We all know modern Epicureans, I hope, for they make excellent friends. They are great to dine with, they care about subtlety in food, music, art and relaxation with the simple pleasures of life. They are able to enjoy pleasures with modest costs, so not only the best, most rare, wines, but also those of the common, reasonably priced wines. Your Epicurean friend knows which of these modest pleasures is still crafted with care and craft. I think an element of this philosophy is essential to a good life, and I side with the ancients that the purpose of a good philosophy is a good life. Epicurean sentiments, with a taste for high quality in the modest pursuits allows us to live without a lot of materialist anxiety on the one hand, but also without the life denying depravity of eschewing material pleasures on the other. Epicureanism provides a modest avenue for acknowledging and within reason embracing, the carnal pleasures.
Below, I will share some of the interesting points Oxford’s Dictionary of Philosophy shared.
The Oxford Dictionary of Philosophy has some harsh words for the mischaracterization of Epicurus’ philosophy as indulgent “epicureanism”, but I have covered that above myself, so let us move on and into an idyllic picture of Epicurus among the olives and grapes of ancient Greece…
Epicurus philosophized at an abode called “The Garden”, and one imagines wine at sunset was on the agenda. The Garden was, it is said, a secluded community. Epicurus was practical and in some ways modern in his perspective. For example, he had a doctrine of the survival of the fittest which accounted for the evolution of the species without appeal to the “final causes” of Aristotle. “Final causes” in Aristotelean logic are the purpose for which a thing was created. The final cause of a chair is “to be sat on”, the purpose for which it was made to existed. Applying such causes to nature yield a “teleology”, and presents a frame in which things exist not for themselves but to fulfill external purposes for something else. But Epicureanism relates a notion that the purpose of life is to survive, and survival is about the perpetuation of the self, as a purpose. Such a view is open to a relativism with respect to all life, in which all agents exist to survive, and beyond that, to define it’s own existence in its own right. The purpose of a horse is to live as a horse, not “to be ridden”, as a more teleological, “final cause” driven analysis might yield.
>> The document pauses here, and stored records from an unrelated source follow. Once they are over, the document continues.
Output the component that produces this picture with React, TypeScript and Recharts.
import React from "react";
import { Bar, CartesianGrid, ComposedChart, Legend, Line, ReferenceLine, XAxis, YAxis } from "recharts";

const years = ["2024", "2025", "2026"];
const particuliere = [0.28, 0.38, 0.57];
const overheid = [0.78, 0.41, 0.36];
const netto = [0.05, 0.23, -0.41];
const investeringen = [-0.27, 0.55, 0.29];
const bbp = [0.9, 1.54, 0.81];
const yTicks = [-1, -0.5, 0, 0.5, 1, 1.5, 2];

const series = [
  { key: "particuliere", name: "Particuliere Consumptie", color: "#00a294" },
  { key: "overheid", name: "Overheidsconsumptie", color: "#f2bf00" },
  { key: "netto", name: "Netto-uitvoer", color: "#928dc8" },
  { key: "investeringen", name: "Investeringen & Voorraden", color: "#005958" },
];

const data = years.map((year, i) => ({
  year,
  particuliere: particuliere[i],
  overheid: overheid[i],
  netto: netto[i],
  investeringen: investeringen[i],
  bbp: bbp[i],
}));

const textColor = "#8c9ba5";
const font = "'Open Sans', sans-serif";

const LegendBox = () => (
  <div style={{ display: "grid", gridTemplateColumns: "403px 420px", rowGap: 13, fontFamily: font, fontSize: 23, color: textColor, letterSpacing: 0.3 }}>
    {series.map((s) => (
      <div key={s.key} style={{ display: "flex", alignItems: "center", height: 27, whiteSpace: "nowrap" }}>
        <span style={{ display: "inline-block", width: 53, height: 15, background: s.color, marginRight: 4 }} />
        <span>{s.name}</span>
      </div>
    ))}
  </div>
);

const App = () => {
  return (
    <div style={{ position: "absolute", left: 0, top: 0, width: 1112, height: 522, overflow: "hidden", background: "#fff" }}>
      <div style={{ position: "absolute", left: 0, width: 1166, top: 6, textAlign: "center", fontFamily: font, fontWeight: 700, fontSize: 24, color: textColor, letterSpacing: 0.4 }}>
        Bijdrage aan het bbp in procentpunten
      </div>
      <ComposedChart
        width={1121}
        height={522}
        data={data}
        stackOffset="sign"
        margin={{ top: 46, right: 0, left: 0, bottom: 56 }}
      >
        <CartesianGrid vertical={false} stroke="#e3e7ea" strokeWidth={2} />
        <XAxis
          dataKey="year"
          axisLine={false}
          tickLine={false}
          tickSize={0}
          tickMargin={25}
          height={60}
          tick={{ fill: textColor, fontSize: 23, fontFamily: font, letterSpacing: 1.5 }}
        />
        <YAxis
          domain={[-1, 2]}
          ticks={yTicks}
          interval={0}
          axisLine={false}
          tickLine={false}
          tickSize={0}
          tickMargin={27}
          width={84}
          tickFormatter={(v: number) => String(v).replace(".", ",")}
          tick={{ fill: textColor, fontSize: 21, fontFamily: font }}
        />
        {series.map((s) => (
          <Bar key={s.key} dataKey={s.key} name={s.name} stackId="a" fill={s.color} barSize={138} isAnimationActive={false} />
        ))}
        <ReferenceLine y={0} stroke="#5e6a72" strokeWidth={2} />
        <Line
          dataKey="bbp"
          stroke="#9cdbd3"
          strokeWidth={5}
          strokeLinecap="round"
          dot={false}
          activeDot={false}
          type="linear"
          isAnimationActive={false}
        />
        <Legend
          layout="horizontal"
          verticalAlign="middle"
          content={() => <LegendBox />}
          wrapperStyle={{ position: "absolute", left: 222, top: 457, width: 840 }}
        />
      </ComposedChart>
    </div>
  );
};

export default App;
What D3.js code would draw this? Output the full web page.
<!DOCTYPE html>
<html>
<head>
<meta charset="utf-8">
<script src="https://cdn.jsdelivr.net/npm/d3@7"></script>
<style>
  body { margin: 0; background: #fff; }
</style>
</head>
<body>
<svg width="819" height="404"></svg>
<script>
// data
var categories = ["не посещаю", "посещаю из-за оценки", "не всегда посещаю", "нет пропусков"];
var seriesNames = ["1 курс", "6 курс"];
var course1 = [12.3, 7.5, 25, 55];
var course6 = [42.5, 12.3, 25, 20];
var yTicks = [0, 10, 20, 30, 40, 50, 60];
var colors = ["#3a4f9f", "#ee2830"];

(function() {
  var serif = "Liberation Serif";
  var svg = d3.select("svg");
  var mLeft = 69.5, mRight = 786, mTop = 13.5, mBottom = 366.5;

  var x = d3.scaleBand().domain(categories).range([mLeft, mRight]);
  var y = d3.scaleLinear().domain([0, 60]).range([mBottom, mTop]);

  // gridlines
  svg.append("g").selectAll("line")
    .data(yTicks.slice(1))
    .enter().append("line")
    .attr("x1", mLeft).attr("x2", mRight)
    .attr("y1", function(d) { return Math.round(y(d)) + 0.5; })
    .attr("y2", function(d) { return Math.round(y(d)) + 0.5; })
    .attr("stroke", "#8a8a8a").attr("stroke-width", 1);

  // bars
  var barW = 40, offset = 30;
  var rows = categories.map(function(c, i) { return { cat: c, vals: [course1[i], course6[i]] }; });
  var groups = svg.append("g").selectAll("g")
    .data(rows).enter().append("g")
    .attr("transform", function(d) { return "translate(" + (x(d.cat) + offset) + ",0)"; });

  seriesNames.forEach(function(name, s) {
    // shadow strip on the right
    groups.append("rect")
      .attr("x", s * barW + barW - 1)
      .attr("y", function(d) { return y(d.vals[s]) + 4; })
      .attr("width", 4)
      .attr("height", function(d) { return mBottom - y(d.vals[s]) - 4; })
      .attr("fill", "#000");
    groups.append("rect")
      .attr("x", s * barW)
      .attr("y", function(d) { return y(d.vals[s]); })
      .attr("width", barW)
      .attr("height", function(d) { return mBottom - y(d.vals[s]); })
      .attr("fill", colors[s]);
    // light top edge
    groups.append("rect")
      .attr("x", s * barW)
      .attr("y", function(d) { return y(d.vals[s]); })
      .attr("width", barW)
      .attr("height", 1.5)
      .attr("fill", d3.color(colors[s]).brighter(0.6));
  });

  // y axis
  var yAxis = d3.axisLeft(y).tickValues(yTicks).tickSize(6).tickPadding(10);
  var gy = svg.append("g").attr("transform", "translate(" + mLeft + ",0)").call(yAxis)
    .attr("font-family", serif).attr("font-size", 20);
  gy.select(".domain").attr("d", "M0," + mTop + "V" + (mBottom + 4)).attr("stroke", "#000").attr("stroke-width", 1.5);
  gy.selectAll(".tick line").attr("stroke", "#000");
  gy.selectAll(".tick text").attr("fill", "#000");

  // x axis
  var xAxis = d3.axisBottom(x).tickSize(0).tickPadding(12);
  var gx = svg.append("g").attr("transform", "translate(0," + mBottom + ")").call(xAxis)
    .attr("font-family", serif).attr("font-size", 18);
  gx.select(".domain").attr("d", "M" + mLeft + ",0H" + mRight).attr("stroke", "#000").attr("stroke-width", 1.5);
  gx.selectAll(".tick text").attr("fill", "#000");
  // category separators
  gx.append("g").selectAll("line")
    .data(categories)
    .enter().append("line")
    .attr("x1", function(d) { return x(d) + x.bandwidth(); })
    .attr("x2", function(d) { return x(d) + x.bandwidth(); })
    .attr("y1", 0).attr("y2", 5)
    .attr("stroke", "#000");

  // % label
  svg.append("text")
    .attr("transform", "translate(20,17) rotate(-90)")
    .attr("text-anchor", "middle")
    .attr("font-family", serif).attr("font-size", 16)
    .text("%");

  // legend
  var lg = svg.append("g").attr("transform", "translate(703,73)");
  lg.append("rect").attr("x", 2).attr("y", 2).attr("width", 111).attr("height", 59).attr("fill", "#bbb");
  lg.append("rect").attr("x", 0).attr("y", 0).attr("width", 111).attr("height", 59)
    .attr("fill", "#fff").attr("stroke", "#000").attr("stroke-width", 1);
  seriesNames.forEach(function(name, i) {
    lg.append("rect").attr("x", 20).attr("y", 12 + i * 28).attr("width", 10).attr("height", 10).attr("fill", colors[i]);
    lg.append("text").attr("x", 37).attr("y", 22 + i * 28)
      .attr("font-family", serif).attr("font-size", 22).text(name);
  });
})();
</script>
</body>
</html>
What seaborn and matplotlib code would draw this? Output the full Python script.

Epicurus allowed for free will through his belief in mechanistic atomism which attributed free will to subtleties in the possible courses of atoms. Rather than extremes, Epicurus himself advocated practical wisdom, attained through philosophy, and as with many of the Greek schools of ethics, assumed the goal of attaining a pleasant life. As with other Hellenic philosophies, ataraxia, a satisfaction and tranquility of self, was considered the ultimate state of mind. Ataraxia is, Epicurus reasoned, to be obtained by katastematic pleasures. These are the enduring pleasures which when had at all, gives an equal pleasure, pleasures that, to have had in life, raise the quality of it. These are in contrast to kinematic pleasures, which are more temporary sensory pleasures, the pleasures which come and go, when gone, leave us no better nor worse in the long run.
The pleasure of a good friendship, for example, is katastematic. To have had a good friend and live a short life is an equal height of pleasure, an equal “amount” of pleasure, as to have had a good friendship and a long life… according to the theory, the friendship itself has an enduring value to ones life and quality of life that the quick thrills of kinematic pleasure do not bring. This is not to take away from the value of kinematic pleasures in themselves, as such, but it means to direct us to the thought that a truly happy life, and an ataraxic state of mind, follow from a mastery of katastematics.